# WORK TO COMPLETE:
Would it be possible to write out each entry below exactly, without the pictures?

## begin EXTRACTED MATERIAL

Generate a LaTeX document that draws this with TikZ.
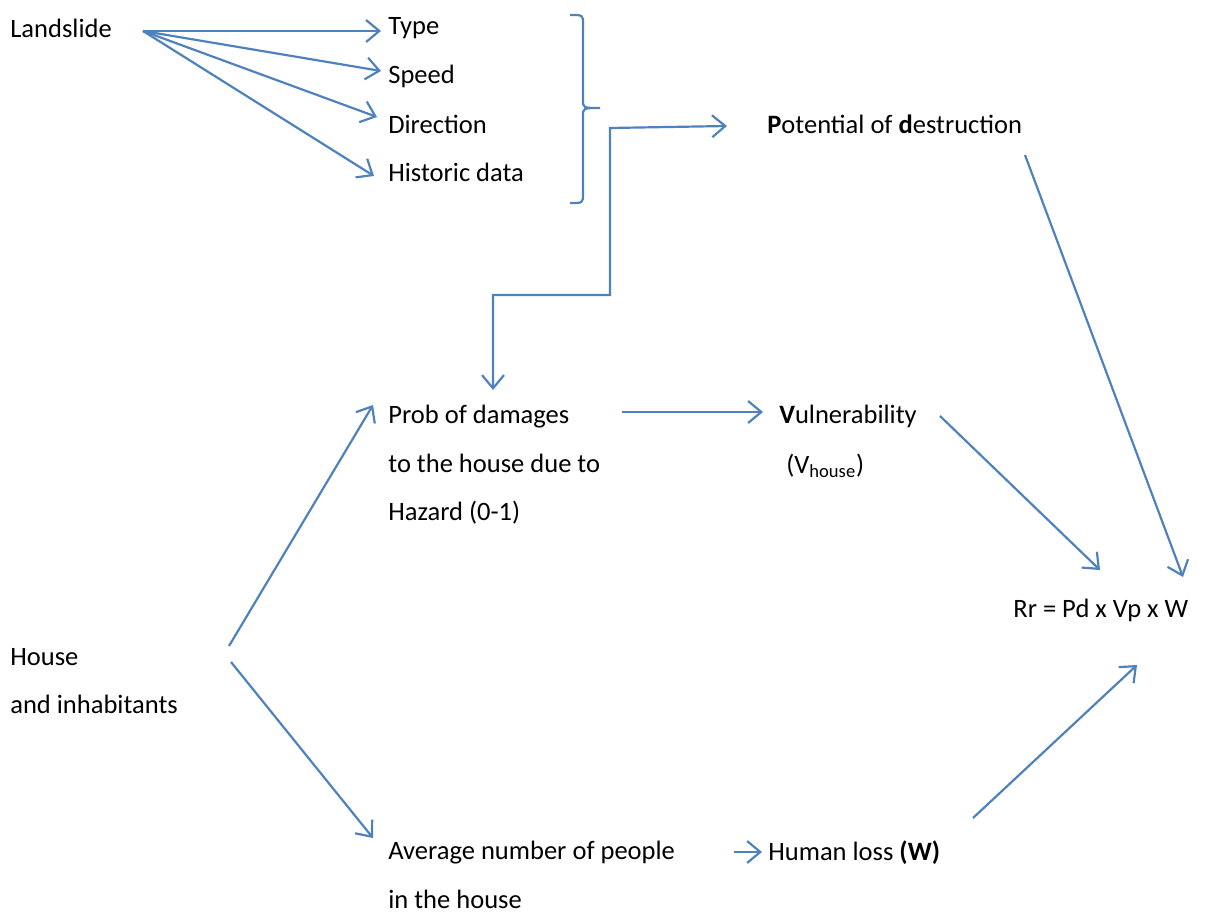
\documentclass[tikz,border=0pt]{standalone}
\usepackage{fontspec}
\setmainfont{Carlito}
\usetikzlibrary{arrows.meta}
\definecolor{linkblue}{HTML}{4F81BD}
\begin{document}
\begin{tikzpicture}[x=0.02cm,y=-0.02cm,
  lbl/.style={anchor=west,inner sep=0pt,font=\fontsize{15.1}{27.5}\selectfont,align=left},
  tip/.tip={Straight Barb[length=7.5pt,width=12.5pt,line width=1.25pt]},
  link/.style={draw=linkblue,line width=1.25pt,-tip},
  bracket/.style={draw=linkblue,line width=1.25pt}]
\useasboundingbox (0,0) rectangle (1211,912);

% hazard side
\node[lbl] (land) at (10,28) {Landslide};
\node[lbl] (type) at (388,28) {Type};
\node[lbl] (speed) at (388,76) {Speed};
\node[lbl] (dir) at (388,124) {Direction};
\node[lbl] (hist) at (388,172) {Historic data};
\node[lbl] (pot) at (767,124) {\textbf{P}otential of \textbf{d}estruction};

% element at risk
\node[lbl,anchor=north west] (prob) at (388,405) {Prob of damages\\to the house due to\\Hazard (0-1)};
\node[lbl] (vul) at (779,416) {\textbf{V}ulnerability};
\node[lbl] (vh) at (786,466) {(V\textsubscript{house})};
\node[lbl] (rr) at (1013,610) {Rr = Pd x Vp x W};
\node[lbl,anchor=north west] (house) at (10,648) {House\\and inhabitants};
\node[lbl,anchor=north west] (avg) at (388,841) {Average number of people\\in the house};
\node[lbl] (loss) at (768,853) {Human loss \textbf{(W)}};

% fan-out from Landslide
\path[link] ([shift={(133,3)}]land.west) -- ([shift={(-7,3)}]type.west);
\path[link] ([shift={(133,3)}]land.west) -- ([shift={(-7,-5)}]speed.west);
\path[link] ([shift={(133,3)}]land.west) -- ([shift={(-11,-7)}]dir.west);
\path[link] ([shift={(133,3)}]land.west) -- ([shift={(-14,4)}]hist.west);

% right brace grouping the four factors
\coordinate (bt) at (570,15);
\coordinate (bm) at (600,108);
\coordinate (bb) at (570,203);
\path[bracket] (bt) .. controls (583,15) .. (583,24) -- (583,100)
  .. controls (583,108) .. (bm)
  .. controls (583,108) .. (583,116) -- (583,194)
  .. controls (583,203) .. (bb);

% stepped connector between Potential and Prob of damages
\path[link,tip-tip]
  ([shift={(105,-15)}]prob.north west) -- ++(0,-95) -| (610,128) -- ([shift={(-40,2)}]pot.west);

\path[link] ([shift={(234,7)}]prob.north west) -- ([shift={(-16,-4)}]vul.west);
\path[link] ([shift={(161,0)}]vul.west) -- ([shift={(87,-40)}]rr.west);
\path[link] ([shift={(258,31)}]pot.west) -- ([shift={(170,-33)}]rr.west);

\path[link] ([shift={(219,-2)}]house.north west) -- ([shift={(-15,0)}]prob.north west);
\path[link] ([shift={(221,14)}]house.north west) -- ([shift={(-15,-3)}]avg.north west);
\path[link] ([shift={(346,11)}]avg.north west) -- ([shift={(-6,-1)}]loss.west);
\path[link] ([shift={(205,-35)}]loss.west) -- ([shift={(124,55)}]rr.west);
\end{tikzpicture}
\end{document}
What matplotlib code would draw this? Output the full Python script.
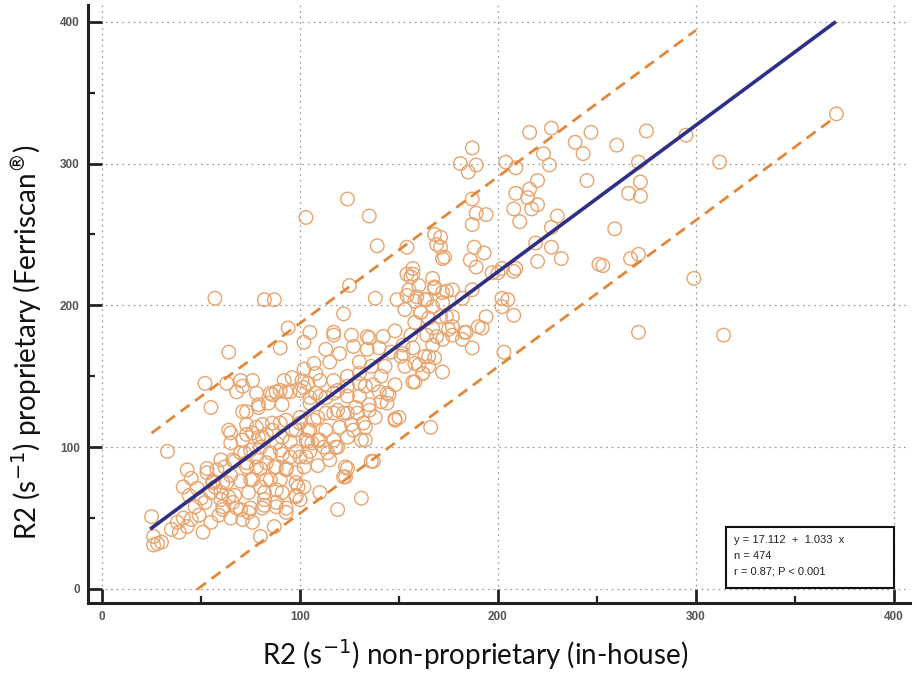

## end EXTRACTED MATERIAL

# TASK OUTPUT:
Generate a LaTeX document that draws this with TikZ.
\documentclass[tikz,border=0pt]{standalone}
\usepackage{fontspec}
\setmainfont{Carlito}
\usetikzlibrary{arrows.meta}
\definecolor{linkblue}{HTML}{4F81BD}
\begin{document}
\begin{tikzpicture}[x=0.02cm,y=-0.02cm,
  lbl/.style={anchor=west,inner sep=0pt,font=\fontsize{15.1}{27.5}\selectfont,align=left},
  tip/.tip={Straight Barb[length=7.5pt,width=12.5pt,line width=1.25pt]},
  link/.style={draw=linkblue,line width=1.25pt,-tip},
  bracket/.style={draw=linkblue,line width=1.25pt}]
\useasboundingbox (0,0) rectangle (1211,912);

% hazard side
\node[lbl] (land) at (10,28) {Landslide};
\node[lbl] (type) at (388,28) {Type};
\node[lbl] (speed) at (388,76) {Speed};
\node[lbl] (dir) at (388,124) {Direction};
\node[lbl] (hist) at (388,172) {Historic data};
\node[lbl] (pot) at (767,124) {\textbf{P}otential of \textbf{d}estruction};

% element at risk
\node[lbl,anchor=north west] (prob) at (388,405) {Prob of damages\\to the house due to\\Hazard (0-1)};
\node[lbl] (vul) at (779,416) {\textbf{V}ulnerability};
\node[lbl] (vh) at (786,466) {(V\textsubscript{house})};
\node[lbl] (rr) at (1013,610) {Rr = Pd x Vp x W};
\node[lbl,anchor=north west] (house) at (10,648) {House\\and inhabitants};
\node[lbl,anchor=north west] (avg) at (388,841) {Average number of people\\in the house};
\node[lbl] (loss) at (768,853) {Human loss \textbf{(W)}};

% fan-out from Landslide
\path[link] ([shift={(133,3)}]land.west) -- ([shift={(-7,3)}]type.west);
\path[link] ([shift={(133,3)}]land.west) -- ([shift={(-7,-5)}]speed.west);
\path[link] ([shift={(133,3)}]land.west) -- ([shift={(-11,-7)}]dir.west);
\path[link] ([shift={(133,3)}]land.west) -- ([shift={(-14,4)}]hist.west);

% right brace grouping the four factors
\coordinate (bt) at (570,15);
\coordinate (bm) at (600,108);
\coordinate (bb) at (570,203);
\path[bracket] (bt) .. controls (583,15) .. (583,24) -- (583,100)
  .. controls (583,108) .. (bm)
  .. controls (583,108) .. (583,116) -- (583,194)
  .. controls (583,203) .. (bb);

% stepped connector between Potential and Prob of damages
\path[link,tip-tip]
  ([shift={(105,-15)}]prob.north west) -- ++(0,-95) -| (610,128) -- ([shift={(-40,2)}]pot.west);

\path[link] ([shift={(234,7)}]prob.north west) -- ([shift={(-16,-4)}]vul.west);
\path[link] ([shift={(161,0)}]vul.west) -- ([shift={(87,-40)}]rr.west);
\path[link] ([shift={(258,31)}]pot.west) -- ([shift={(170,-33)}]rr.west);

\path[link] ([shift={(219,-2)}]house.north west) -- ([shift={(-15,0)}]prob.north west);
\path[link] ([shift={(221,14)}]house.north west) -- ([shift={(-15,-3)}]avg.north west);
\path[link] ([shift={(346,11)}]avg.north west) -- ([shift={(-6,-1)}]loss.west);
\path[link] ([shift={(205,-35)}]loss.west) -- ([shift={(124,55)}]rr.west);
\end{tikzpicture}
\end{document}
What matplotlib code would draw this? Output the full Python script.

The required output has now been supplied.